_DATA IN THIS EXERCISE_
---+---

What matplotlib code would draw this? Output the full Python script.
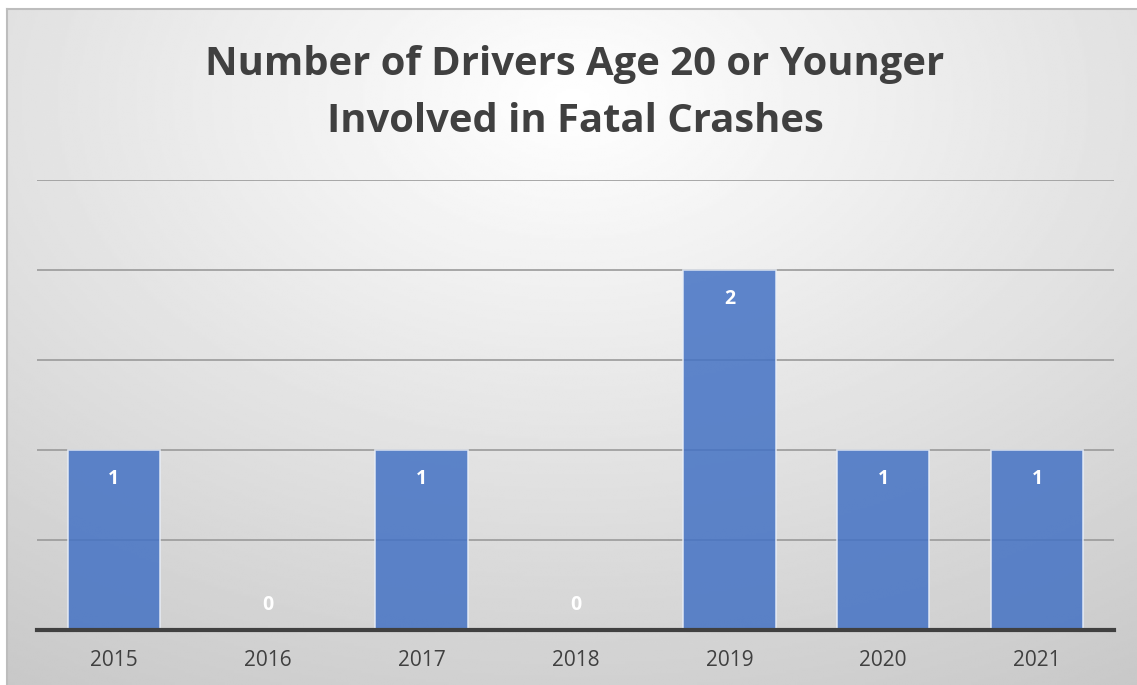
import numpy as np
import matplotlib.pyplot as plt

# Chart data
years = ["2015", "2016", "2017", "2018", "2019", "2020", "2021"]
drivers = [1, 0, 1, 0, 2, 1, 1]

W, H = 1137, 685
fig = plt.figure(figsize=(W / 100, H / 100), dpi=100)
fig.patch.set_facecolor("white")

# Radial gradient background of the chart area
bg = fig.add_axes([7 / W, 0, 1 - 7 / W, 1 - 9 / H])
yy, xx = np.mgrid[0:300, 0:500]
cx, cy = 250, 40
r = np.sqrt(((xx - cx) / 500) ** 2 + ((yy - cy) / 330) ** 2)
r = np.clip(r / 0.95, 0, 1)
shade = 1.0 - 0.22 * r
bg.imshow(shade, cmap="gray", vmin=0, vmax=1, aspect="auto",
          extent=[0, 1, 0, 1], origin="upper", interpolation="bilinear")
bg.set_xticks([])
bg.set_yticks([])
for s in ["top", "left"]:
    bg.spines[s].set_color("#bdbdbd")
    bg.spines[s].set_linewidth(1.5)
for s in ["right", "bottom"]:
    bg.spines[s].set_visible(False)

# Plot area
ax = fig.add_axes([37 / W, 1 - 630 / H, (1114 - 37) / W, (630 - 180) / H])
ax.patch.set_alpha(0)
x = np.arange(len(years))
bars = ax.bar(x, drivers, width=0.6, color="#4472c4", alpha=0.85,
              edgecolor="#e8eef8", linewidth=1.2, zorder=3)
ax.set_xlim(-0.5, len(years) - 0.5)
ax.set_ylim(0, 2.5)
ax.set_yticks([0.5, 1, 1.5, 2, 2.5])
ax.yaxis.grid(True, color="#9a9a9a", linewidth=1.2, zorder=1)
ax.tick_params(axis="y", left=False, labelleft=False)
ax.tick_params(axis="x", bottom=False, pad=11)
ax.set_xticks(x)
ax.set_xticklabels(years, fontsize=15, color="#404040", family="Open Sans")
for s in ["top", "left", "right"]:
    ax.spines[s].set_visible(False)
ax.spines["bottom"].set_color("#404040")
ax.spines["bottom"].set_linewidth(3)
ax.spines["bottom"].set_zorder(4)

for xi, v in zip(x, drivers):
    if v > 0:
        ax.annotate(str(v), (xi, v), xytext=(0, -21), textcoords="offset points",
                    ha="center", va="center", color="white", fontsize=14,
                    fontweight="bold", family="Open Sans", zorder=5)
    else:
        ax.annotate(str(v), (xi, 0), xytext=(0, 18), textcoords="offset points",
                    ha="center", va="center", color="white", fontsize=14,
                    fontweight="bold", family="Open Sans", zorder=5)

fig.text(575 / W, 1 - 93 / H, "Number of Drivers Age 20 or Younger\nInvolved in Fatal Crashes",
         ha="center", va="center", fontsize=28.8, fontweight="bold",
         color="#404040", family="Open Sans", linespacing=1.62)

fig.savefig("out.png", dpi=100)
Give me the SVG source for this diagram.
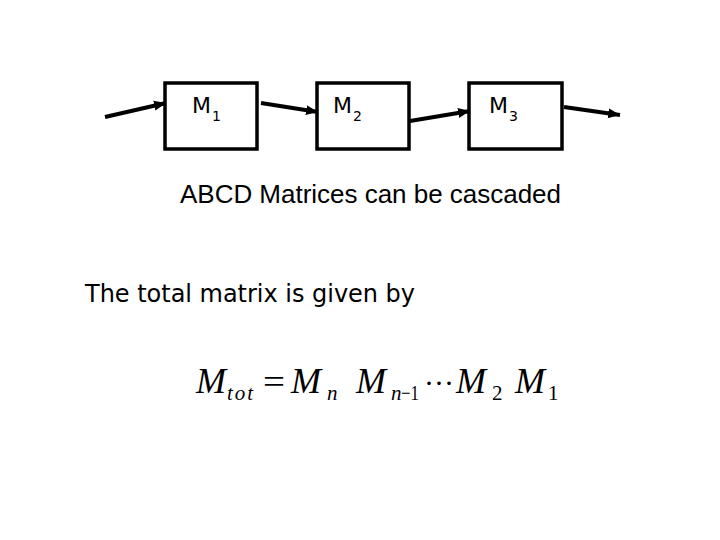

---+---

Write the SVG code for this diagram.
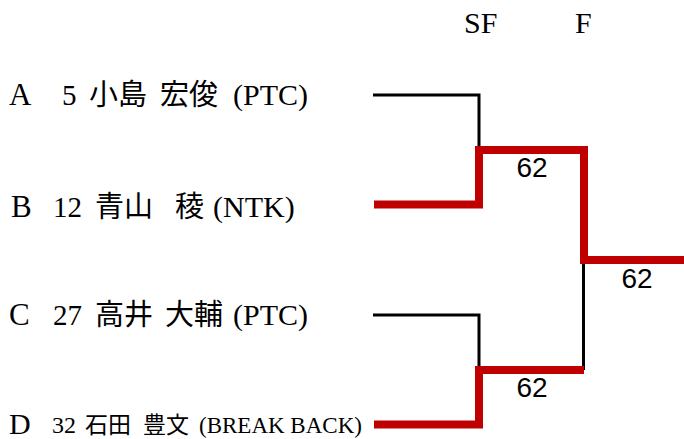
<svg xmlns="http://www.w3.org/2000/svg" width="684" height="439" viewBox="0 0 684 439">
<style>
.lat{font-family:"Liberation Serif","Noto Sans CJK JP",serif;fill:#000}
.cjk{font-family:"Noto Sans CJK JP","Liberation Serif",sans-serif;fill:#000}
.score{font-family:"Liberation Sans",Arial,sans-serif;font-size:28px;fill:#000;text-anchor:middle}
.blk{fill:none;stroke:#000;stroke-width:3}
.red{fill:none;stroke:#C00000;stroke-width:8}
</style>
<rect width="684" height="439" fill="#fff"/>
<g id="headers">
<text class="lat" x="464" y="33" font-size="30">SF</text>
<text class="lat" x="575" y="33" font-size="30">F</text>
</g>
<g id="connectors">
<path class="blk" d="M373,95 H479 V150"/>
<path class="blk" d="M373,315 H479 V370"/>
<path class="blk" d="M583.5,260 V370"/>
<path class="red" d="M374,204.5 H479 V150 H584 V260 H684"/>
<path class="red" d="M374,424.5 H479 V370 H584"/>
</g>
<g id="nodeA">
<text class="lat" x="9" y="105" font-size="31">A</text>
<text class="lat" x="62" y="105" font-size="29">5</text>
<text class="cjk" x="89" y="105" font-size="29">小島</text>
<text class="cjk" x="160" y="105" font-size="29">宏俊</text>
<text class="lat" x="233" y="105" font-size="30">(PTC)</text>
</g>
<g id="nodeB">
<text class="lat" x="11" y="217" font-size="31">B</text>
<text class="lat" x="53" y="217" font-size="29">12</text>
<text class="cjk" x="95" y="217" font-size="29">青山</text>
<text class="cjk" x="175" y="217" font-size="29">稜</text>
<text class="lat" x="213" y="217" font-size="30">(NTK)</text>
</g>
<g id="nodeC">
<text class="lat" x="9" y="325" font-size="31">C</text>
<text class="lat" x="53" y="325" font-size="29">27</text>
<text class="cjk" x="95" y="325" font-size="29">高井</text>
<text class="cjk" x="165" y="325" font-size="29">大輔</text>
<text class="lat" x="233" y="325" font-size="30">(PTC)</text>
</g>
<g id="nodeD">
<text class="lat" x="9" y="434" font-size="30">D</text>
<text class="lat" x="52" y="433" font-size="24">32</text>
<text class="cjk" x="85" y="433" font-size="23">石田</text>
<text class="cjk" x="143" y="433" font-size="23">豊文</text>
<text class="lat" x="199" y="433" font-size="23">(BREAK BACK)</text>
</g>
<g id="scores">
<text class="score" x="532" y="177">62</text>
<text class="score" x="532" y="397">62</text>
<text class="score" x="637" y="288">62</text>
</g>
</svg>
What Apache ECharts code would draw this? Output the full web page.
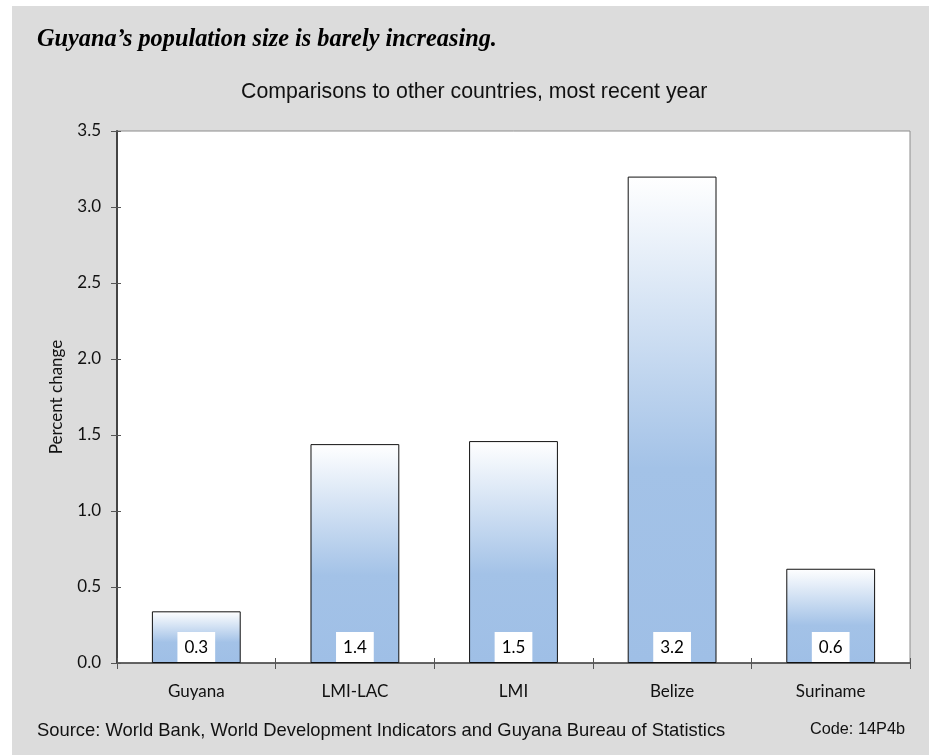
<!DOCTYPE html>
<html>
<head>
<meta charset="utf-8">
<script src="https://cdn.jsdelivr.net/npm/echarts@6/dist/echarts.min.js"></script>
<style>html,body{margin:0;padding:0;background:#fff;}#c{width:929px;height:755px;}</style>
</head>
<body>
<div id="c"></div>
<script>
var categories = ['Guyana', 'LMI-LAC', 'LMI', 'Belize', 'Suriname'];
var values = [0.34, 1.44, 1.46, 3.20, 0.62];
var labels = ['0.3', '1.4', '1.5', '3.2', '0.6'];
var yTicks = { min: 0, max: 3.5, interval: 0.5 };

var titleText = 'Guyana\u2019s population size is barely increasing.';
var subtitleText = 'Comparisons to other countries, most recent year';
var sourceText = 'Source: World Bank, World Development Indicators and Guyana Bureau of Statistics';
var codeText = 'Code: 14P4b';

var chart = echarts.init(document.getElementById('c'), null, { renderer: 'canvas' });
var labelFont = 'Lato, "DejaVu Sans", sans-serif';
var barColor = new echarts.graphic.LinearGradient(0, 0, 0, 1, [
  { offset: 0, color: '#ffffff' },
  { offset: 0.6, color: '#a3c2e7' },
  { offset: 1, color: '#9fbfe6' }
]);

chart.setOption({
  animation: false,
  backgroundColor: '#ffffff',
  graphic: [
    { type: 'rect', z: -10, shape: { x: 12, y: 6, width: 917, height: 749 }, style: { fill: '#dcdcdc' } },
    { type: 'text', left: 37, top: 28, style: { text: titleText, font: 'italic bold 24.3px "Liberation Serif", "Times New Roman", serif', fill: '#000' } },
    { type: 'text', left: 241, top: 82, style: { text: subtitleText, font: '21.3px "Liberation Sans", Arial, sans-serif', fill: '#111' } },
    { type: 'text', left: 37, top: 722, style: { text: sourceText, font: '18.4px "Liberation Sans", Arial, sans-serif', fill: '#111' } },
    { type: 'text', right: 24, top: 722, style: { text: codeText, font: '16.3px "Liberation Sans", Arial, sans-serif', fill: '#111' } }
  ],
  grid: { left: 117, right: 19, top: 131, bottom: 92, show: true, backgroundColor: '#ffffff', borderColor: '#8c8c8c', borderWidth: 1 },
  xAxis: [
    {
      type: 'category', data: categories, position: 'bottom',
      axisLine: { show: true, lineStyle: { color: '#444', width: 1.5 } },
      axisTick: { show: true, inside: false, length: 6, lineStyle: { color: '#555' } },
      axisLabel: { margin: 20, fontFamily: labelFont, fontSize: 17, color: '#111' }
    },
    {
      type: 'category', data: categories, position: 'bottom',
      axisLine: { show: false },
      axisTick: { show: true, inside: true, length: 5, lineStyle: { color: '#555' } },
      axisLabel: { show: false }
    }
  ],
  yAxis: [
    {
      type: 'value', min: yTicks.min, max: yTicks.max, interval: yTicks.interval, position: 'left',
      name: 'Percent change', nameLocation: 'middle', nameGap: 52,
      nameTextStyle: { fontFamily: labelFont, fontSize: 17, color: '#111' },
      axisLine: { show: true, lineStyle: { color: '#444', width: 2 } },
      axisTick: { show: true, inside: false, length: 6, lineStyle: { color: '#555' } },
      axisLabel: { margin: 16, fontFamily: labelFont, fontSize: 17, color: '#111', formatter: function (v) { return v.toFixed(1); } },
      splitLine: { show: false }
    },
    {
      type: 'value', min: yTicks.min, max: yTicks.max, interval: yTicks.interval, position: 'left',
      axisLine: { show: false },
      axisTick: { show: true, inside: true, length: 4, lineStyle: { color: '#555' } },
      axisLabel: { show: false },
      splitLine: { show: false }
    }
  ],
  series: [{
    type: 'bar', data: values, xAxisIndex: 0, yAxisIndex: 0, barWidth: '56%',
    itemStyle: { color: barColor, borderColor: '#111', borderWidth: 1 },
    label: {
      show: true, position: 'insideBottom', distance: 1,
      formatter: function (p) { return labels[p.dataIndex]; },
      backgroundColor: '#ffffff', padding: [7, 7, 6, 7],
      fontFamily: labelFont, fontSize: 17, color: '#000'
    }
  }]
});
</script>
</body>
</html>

---+---

_TASK TO CARRY OUT_
Give back, unchanged, each line from the one containing "What Apache ECharts" through the one containing "3.5, interval: 0.5". Pictures are to be left out.

_FINAL RESULT_
What Apache ECharts code would draw this? Output the full web page.
<!DOCTYPE html>
<html>
<head>
<meta charset="utf-8">
<script src="https://cdn.jsdelivr.net/npm/echarts@6/dist/echarts.min.js"></script>
<style>html,body{margin:0;padding:0;background:#fff;}#c{width:929px;height:755px;}</style>
</head>
<body>
<div id="c"></div>
<script>
var categories = ['Guyana', 'LMI-LAC', 'LMI', 'Belize', 'Suriname'];
var values = [0.34, 1.44, 1.46, 3.20, 0.62];
var labels = ['0.3', '1.4', '1.5', '3.2', '0.6'];
var yTicks = { min: 0, max: 3.5, interval: 0.5 };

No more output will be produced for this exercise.